In particular, I am looking for a sense of the basis on which the Government will appoint the Appointments Commission, as it were—what sort of criteria they are looking for, and when and how they propose to go about the task. There is also the matter of foundation trusts, but that is in a separate clause and it might be simpler to leave it until later. At present I am really interested in the process of transfer between the NHS Appointments Commission and the new Appointments Commission, as well as the opportunities that that will give Ministers for recasting the membership of the Appointments Commission, or alternatively the extent to which the existing NHS Appointments Commission structure may continue into the new body.

Photo of Caroline Flint Caroline Flint Parliamentary Under-Secretary (Department of Health)

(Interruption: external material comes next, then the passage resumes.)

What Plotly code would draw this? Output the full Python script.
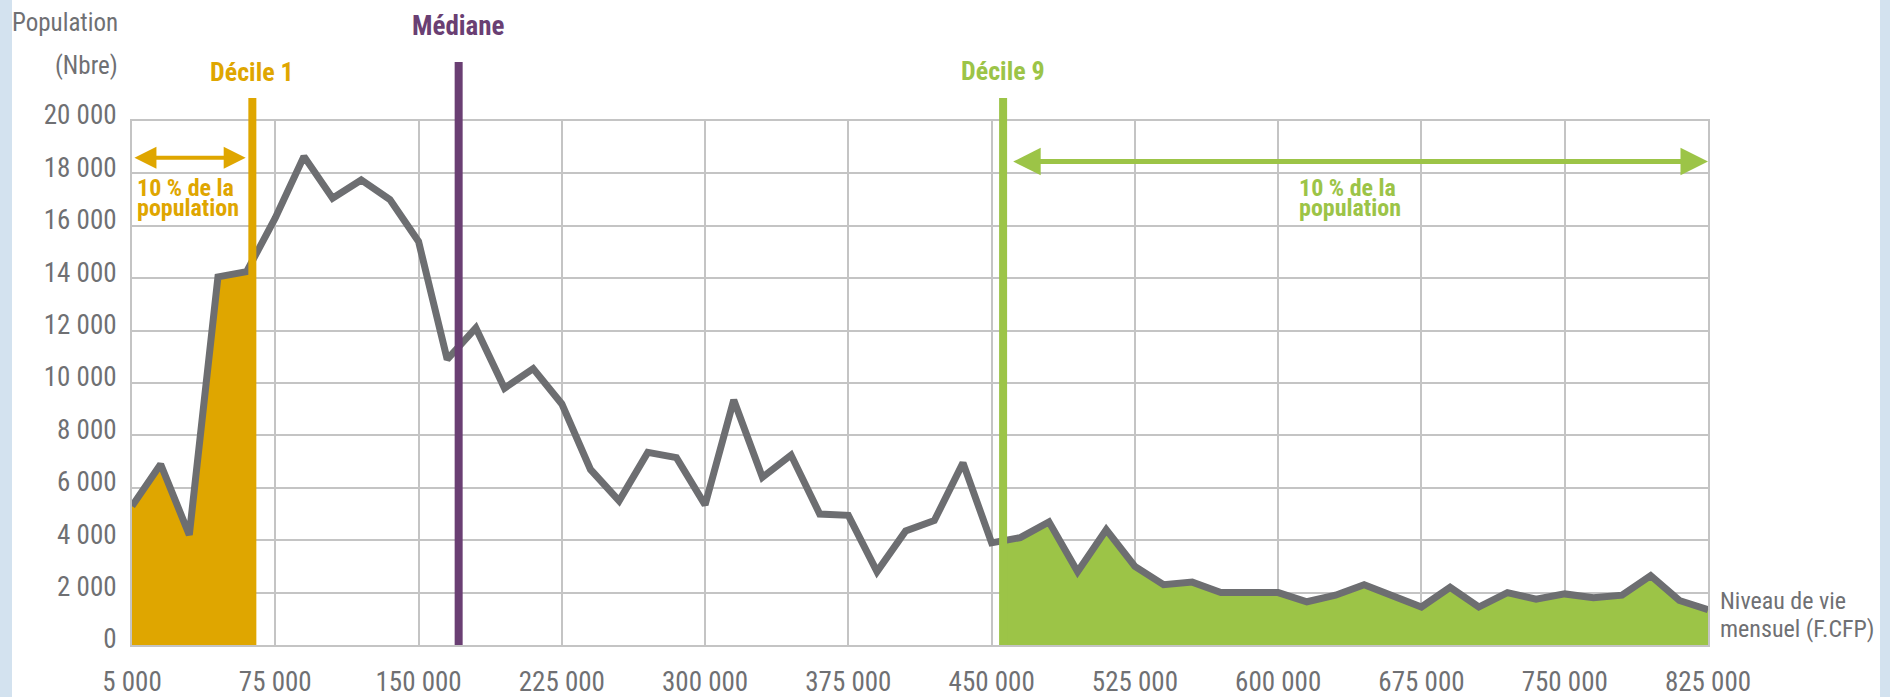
import numpy as np
import plotly.graph_objects as go

# ---- data ----
niveau = [0, 15000, 30000, 45000, 60000, 75000, 90000, 105000, 120000, 135000,
          150000, 165000, 180000, 195000, 210000, 225000, 240000, 255000, 270000, 285000,
          300000, 315000, 330000, 345000, 360000, 375000, 390000, 405000, 420000, 435000,
          450000, 465000, 480000, 495000, 510000, 525000, 540000, 555000, 570000, 585000,
          600000, 615000, 630000, 645000, 660000, 675000, 690000, 705000, 720000, 735000,
          750000, 765000, 780000, 795000, 810000, 825000]
population = [5300, 6900, 4200, 14050, 14250, 16300, 18650, 17050, 17750, 17000,
              15400, 10900, 12100, 9800, 10550, 9200, 6700, 5500, 7350, 7150,
              5350, 9350, 6400, 7250, 5000, 4950, 2800, 4350, 4750, 6950,
              3900, 4100, 4700, 2800, 4400, 3000, 2300, 2400, 2000, 2000,
              2000, 1650, 1900, 2300, 1850, 1450, 2200, 1450, 2000, 1750,
              1950, 1800, 1900, 2650, 1700, 1350]
x_tickvals = [0, 75000, 150000, 225000, 300000, 375000, 450000, 525000, 600000, 675000, 750000, 825000]
x_ticktext = ["5 000", "75 000", "150 000", "225 000", "300 000", "375 000", "450 000",
              "525 000", "600 000", "675 000", "750 000", "825 000"]
y_tickvals = [0, 2000, 4000, 6000, 8000, 10000, 12000, 14000, 16000, 18000, 20000]
decile1 = 63000
mediane = 171000
decile9 = 456000
arrow_y_d1 = 18600
arrow_y_d9 = 18450

GOLD = "#DFA600"
GREEN = "#9CC447"
PURPLE = "#6A3F73"
GREY = "#6D6E71"
TXT = "#6F7073"
GRID = "#C4C4C4"
BG = "#D3E2EF"
FONT = "Liberation Sans Narrow, Arial Narrow, Roboto Condensed, DejaVu Sans Condensed, Roboto, sans-serif"

W, H = 1890, 697
L, R, T, B = 132, 182, 121, 52
pw, ph = W - L - R, H - T - B


def px_x(p):
    return (p - L) / pw


def px_y(p):
    return (H - B - p) / ph


nx = np.array(niveau, dtype=float)
ny = np.array(population, dtype=float)

fig = go.Figure()

# gold area (below décile 1)
m1 = nx < decile1
gx = list(nx[m1]) + [decile1]
gy = list(ny[m1]) + [float(np.interp(decile1, nx, ny))]
fig.add_trace(go.Scatter(x=gx, y=gy, mode="lines", line=dict(width=0, color=GOLD),
                         fill="tozeroy", fillcolor=GOLD, hoverinfo="skip", showlegend=False))
# green area (above décile 9)
m9 = nx > decile9
hx = [decile9] + list(nx[m9])
hy = [float(np.interp(decile9, nx, ny))] + list(ny[m9])
fig.add_trace(go.Scatter(x=hx, y=hy, mode="lines", line=dict(width=0, color=GREEN),
                         fill="tozeroy", fillcolor=GREEN, hoverinfo="skip", showlegend=False))
# main line
fig.add_trace(go.Scatter(x=niveau, y=population, mode="lines",
                         line=dict(color=GREY, width=7), showlegend=False))

shapes = [
    dict(type="rect", xref="paper", yref="paper", x0=px_x(12), x1=px_x(1880),
         y0=px_y(H), y1=px_y(0), fillcolor="white", line=dict(width=0), layer="below"),
    dict(type="line", xref="x", yref="paper", x0=decile1, x1=decile1, y0=0, y1=px_y(98),
         line=dict(color=GOLD, width=8)),
    dict(type="line", xref="x", yref="paper", x0=mediane, x1=mediane, y0=0, y1=px_y(62),
         line=dict(color=PURPLE, width=8)),
    dict(type="line", xref="x", yref="paper", x0=decile9, x1=decile9, y0=0, y1=px_y(98),
         line=dict(color=GREEN, width=8)),
]


def label(x, y, text, size, color, xref="paper", xanchor="center"):
    return dict(x=x, y=y, xref=xref, yref="paper", xanchor=xanchor, yanchor="middle",
                text=text, showarrow=False, font=dict(family=FONT, size=size, color=color))


ann = []
# vertical line labels
ann.append(label(decile1, px_y(72), "<b>Décile 1</b>", 26, GOLD, xref="x"))
ann.append(label(mediane, px_y(26), "<b>Médiane</b>", 27, PURPLE, xref="x"))
ann.append(label(decile9, px_y(71), "<b>Décile 9</b>", 26, GREEN, xref="x"))
# arrows
ann.append(dict(x=decile1 - 3500, y=arrow_y_d1, ax=niveau[0] + 500, ay=arrow_y_d1,
                xref="x", yref="y", axref="x", ayref="y", text="", showarrow=True,
                arrowhead=2, arrowside="end+start", arrowsize=1.1, arrowwidth=4,
                arrowcolor=GOLD, standoff=0, startstandoff=0))
ann.append(dict(x=niveau[-1], y=arrow_y_d9, ax=decile9 + 4500, ay=arrow_y_d9,
                xref="x", yref="y", axref="x", ayref="y", text="", showarrow=True,
                arrowhead=2, arrowside="end+start", arrowsize=1.1, arrowwidth=5,
                arrowcolor=GREEN, standoff=0, startstandoff=0))
# "10 % de la population" labels
for xp, col in ((135, GOLD), (1297, GREEN)):
    ann.append(label(px_x(xp), px_y(188), "<b>10 % de la</b>", 24, col, xanchor="left"))
    ann.append(label(px_x(xp), px_y(208), "<b>population</b>", 24, col, xanchor="left"))
# axis titles
ann.append(label(px_x(120), px_y(22), "Population", 25, TXT, xanchor="right"))
ann.append(label(px_x(120), px_y(66), "(Nbre)", 25, TXT, xanchor="right"))
ann.append(label(px_x(1718), px_y(601), "Niveau de vie", 24, TXT, xanchor="left"))
ann.append(label(px_x(1718), px_y(629), "mensuel (F.CFP)", 24, TXT, xanchor="left"))

fig.update_layout(
    width=W, height=H,
    margin=dict(l=L, r=R, t=T, b=B, pad=0, autoexpand=False),
    paper_bgcolor=BG,
    plot_bgcolor="white",
    separators=", ",
    shapes=shapes,
    annotations=ann,
    font=dict(family=FONT, color=TXT),
    xaxis=dict(range=[niveau[0], niveau[-1]], tickvals=x_tickvals, ticktext=x_ticktext,
               showgrid=True, gridcolor=GRID, gridwidth=1.5, zeroline=False,
               showline=True, mirror=True, linecolor=GRID, linewidth=2, automargin=False,
               ticks="", ticklabelstandoff=12, tickfont=dict(family=FONT, size=27, color=TXT)),
    yaxis=dict(range=[0, 20000], tickvals=y_tickvals, tickformat=",d",
               showgrid=True, gridcolor=GRID, gridwidth=1.5, zeroline=False,
               showline=True, mirror=True, linecolor=GRID, linewidth=2, automargin=False,
               ticks="", ticklabelstandoff=8, ticklabelshift=-6,
               tickfont=dict(family=FONT, size=27, color=TXT)),
)

fig.write_html("out.html",
               config={"displayModeBar": False},
               post_script="document.body.style.margin='0';"
                           "document.body.style.background='" + BG + "';")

This and the other clauses are relatively uncontroversial, but in some ways they reflect the current workings of the NHS Appointments Commission. Hon. Members may be aware that in its 2003 report the Public Administration Committee said that other Government Departments could benefit from its skills and expertise. Therefore, the clause establishes a new body, the Appointments Commission, as an executive non-departmental public body and abolishes the NHS Appointments Commission, which the new body will replace.

The Secretary of State will appoint the chairman and non-executive members of the board. The chief executive and executive members will be appointed by the chairman and non-executive members. The members themselves will appoint a vice-chairman. At least one, but not more than four, of the non-executive members must be appointed to the health and social care appointments committee. I shall write to the hon. Gentleman in more detail about the different transitional arrangements, if that will help.

Obviously, the appointments by the Secretary of State must be made in a transparent and open way that is fully in line with appointments by Secretaries of   State in other Departments. However, the setting up of the new body provides scope for other organisations across Whitehall, but also the foundation trusts, to which we shall come later, to use its services. I hope that that reassures the hon. Gentleman. I shall write to him in more detail about transitional arrangements.